Pada perayaan hari lahir ke-62 Pancasila lalu penulis bersama National Integration Movement Joglosemar berziarah ke Makam Bung Karno dan menghadiri Kenduri Pancasila yang digelar oleh Pemerintah Kabupaten Blitar, Jawa Timur. Yang mencolok ialah seluruh peserta mengenakan kaus hitam bertuliskan GPP (Gerakan Pengamal Pancasila). Memang cara untuk membangkitkan kembali nilai-nilai Pancasila ialah dengan nglakoni alias mengamalkannya dalam hidup sehari-hari.
Menurut Bung Karno, Pancasila adalah meja statis sekaligus Leidstar (bintang pimpinan) dinamis. Bung Karno menggogo (menyelami) saf-saf peradaban leluhur kita sejak zaman pra Hindu hingga masuknya imperialisme Barat.
Sejak belia Putra Sang Fajar sudah memikirkan landasan kokoh bagi struktur bangsa. Buah permenungan tersebut lantas dipersembahkan ke haribaan rakyat dan di altar Ibu Pertiwi. Tepatnya pada sidang Badan Penyelidik Usaha Persiapan Kemerdekaan Indonesia (BPUPKI) pada 1 Juni 1945. Secara aklamasi, diiringi tepuk tangan riuh rendah, semua golongan tanpa terkecuali menerima Pancasila sebagai dasar negara Indonesia merdeka.
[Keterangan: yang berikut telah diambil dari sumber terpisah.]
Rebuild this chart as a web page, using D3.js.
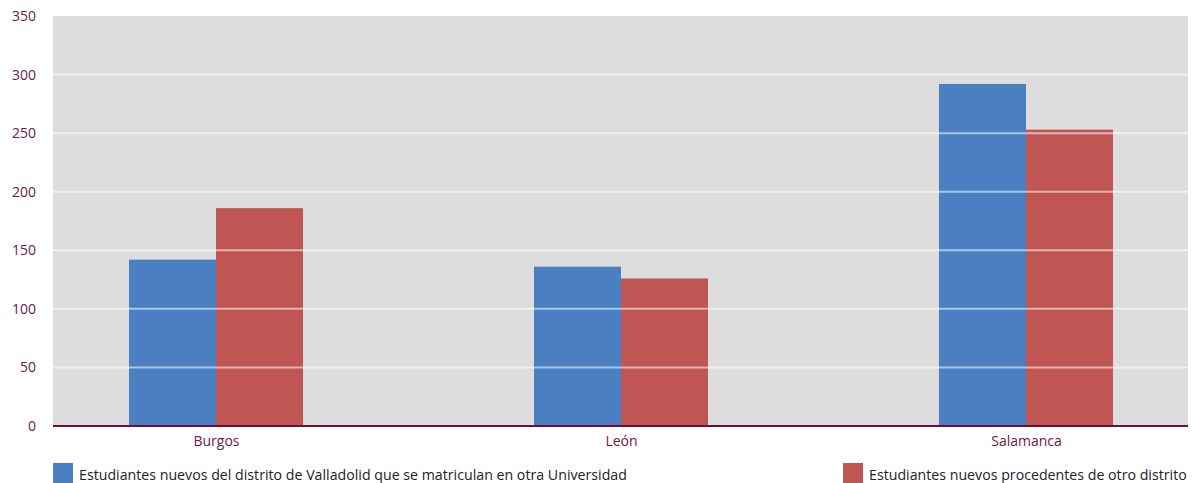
<!DOCTYPE html>
<html><head><meta charset="utf-8">
<script src="https://cdn.jsdelivr.net/npm/d3@7"></script>
<style>body{margin:0;background:#fff}svg{display:block}</style>
</head><body>
<svg id="c" width="1195" height="483"></svg>
<script>
const categories = ["Burgos", "León", "Salamanca"];
const seriesNames = [
  "Estudiantes nuevos del distrito de Valladolid que se matriculan en otra Universidad",
  "Estudiantes nuevos procedentes de otro distrito"
];
const valladolidOut = [142, 136, 292];
const otherDistrict = [186, 126, 253];
const yTicks = [0, 50, 100, 150, 200, 250, 300, 350];
const colors = ["#4a7fc1", "#bf5654"];

const svg = d3.select("#c");
const font = "'Open Sans', 'Noto Sans', sans-serif";
const tickColor = "#6e1748";
const L = 53, R = 1188, T = 16, B = 426;

const y = d3.scaleLinear().domain([0, 350]).range([B, T]);
const x = d3.scalePoint().domain(categories).range([216, 1026]);
const barW = 87;

svg.append("rect").attr("x", L).attr("y", T).attr("width", R - L).attr("height", B - T).attr("fill", "#dddddd");

const series = [valladolidOut, otherDistrict];
series.forEach((vals, si) => {
  svg.append("g").selectAll("rect").data(categories).join("rect")
    .attr("x", d => si === 0 ? x(d) - barW : x(d))
    .attr("y", (d, i) => y(vals[i]))
    .attr("width", barW)
    .attr("height", (d, i) => y(0) - y(vals[i]))
    .attr("fill", colors[si]);
});

// gridlines over bars
svg.append("g").selectAll("line").data(yTicks.filter(t => t > 0 && t < 350)).join("line")
  .attr("x1", L).attr("x2", R)
  .attr("y1", d => y(d)).attr("y2", d => y(d))
  .attr("stroke", "#fff").attr("stroke-opacity", 0.55).attr("stroke-width", 2);

// y axis labels
const yAxis = d3.axisLeft(y).tickValues(yTicks).tickSize(0).tickPadding(0);
const gy = svg.append("g").attr("transform", `translate(36,0)`).call(yAxis);
gy.select(".domain").remove();
gy.selectAll("text").attr("fill", tickColor).style("font-family", font).style("font-size", "14px");

// x axis
const xAxis = d3.axisBottom(x).tickSize(0).tickPadding(0);
const gx = svg.append("g").attr("transform", `translate(0,${B})`).call(xAxis);
gx.select(".domain").remove();
gx.selectAll("text").attr("fill", tickColor).attr("dy", "0").attr("y", 20).style("font-family", font).style("font-size", "14px");

svg.append("line").attr("x1", L).attr("x2", R).attr("y1", B).attr("y2", B)
  .attr("stroke", "#6b0d3e").attr("stroke-width", 2);

// legend
const legendPos = [{sx: 53, tx: 79, tw: 548}, {sx: 843, tx: 869, tw: 318}];
seriesNames.forEach((name, i) => {
  const p = legendPos[i];
  svg.append("rect").attr("x", p.sx).attr("y", 463).attr("width", 20).attr("height", 20).attr("fill", colors[i]);
  const t = svg.append("text").attr("x", p.tx).attr("y", 480).attr("fill", "#222")
    .style("font-family", font).style("font-size", "14px").text(name);
  const w = t.node().getComputedTextLength();
  t.style("font-size", (14 * p.tw / w).toFixed(2) + "px");
});
</script>
</body></html>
Celakanya, kini ada segelintir orang yang lupa sejarah hendak mengganti Pancasila dengan ideologi "impor" yang tak berakar pada budaya Nusantara. Padahal, Pancasila sakti, menurut Ki Hadjar Dewantara, merupakan saripati budaya bangsa telah terbukti mampu mempersatukan segenap elemen masyarakat. Memang dalam perjalanannya ada penyelewengan. Misal pada masa Orde Baru, waktu itu terjadi penyeragaman pola pikir secara massif dan terorganisasi lewat penataran P4.
Kini perlu upaya konkret untuk membumikan nilai-nilai Pancasila bagi orang modern, utamanya generasi muda. Misal, seperti yang dilakukan oleh Pusat Pemulihan Stres dan Trauma Keliling (PPSTK) pada akhir Agustus 2006. Kebetulan penulis menjadi koordinator lomba menulis kebangsaan bagi siswa-siswi SMA se-Jawa Tengah dan DI Yogyakarta tersebut. Energi stres yang terakumulasi akibat gempa bisa ditransformasi menjadi energi kreatif yang konstruktif, caranya dengan menulis esai.
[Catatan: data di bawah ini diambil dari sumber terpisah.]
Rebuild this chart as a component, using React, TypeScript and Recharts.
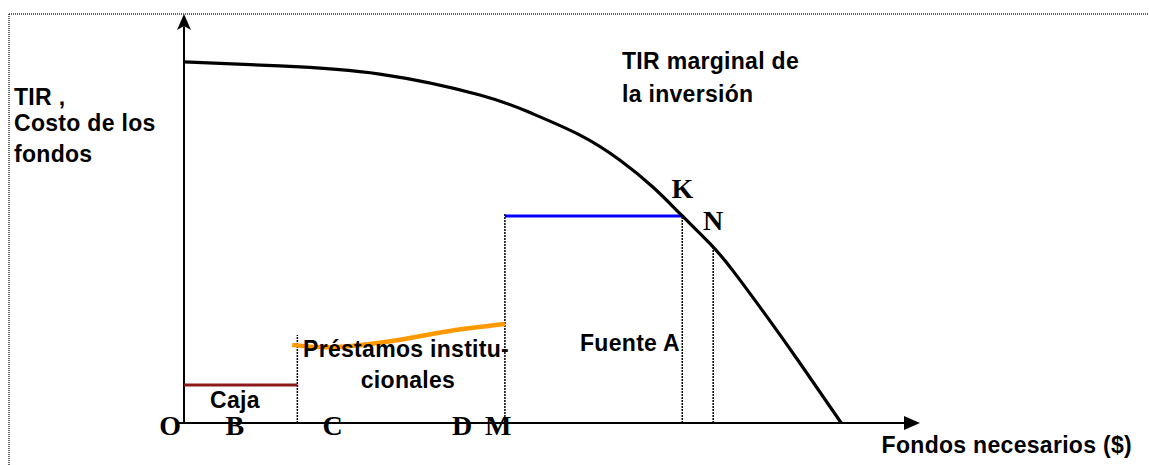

Anand Krishna selaku penggagas acara ini memaknai kembali nilai- nilai Pancasila secara gaul dan funky. Sila I Spiritualitas: Banyak Jalan Satu Tujuan; Sila II Humanitas: Satu Bumi, Satu Langit, Satu Umat Manusia; Sila III Nasionalitas: Siapapun Kau, Kau Orang Indonesia; Sila IV Soverenitas: Ramah Tamah dan Sopan Santun; Sila V Sosialitas: Gotong Royong.
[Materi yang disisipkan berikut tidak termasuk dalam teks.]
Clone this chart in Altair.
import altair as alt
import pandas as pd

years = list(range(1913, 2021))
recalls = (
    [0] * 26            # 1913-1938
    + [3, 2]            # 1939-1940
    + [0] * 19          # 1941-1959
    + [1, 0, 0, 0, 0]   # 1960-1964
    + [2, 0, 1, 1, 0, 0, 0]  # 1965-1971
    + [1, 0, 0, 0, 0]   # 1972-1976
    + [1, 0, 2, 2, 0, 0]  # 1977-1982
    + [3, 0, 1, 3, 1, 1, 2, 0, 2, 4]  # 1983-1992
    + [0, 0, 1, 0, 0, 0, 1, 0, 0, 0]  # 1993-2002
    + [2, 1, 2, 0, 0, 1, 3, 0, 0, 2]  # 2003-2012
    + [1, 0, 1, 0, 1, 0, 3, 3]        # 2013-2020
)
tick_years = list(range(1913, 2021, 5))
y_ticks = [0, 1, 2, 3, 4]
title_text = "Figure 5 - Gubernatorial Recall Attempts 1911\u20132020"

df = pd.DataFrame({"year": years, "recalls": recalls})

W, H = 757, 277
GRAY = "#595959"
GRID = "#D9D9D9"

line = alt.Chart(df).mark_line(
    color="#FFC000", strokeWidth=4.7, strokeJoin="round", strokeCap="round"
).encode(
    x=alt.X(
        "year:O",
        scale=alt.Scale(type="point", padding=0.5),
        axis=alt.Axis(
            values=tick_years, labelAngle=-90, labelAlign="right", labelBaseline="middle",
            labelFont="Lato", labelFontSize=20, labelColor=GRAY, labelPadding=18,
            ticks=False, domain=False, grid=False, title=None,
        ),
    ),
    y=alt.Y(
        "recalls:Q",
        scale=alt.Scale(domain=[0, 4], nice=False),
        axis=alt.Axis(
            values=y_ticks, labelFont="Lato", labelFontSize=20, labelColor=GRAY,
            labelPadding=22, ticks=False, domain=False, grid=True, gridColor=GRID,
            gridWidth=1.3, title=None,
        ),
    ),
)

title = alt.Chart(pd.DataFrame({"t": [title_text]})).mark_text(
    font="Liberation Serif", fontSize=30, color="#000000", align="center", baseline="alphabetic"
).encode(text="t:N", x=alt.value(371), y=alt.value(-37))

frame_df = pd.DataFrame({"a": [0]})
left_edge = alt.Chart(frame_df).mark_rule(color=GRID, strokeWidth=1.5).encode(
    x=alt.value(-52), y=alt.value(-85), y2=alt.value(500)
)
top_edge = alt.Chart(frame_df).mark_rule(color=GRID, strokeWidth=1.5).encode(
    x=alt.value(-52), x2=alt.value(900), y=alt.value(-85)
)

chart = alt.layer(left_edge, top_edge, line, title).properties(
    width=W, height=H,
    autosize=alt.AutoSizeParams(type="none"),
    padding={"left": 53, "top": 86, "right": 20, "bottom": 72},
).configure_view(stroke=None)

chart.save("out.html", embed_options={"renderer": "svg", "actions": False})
Peserta yang sebagian besar kelahiran 1990-an ini begitu elegan mengemas nilai- nilai Pancasila. Misal Adjeng Bunga Bangsa dari SMA Taruna Nusantara menulis dalam esai bertajuk "Bersatu dan Kau Menang", berikut kutipannya, "...Perbedaan itu adalah harta karun Indonesia. Perbedaan itu adalah anugerah dan kurnia Tuhan Yang Maha Esa yang wajib kita syukuri. Semua itu adalah amanat yang harus kita jaga dan kita lestarikan dengan baik. Pernahkah Anda melihat negara lain yang terdiri dari beribu-ribu pulau yang tiap-tiap daerahnya memiliki kebudayaan sendiri yang berbeda dengan yang lainnya, dan mampu bersatu padu? Carilah di seluruh dunia dan jawabannya hanya Indonesia" (halaman 8).
Sepakat Dik! Pancasila memang alat pemersatu yang sakti untuk mewujudkan Indonesia Jaya!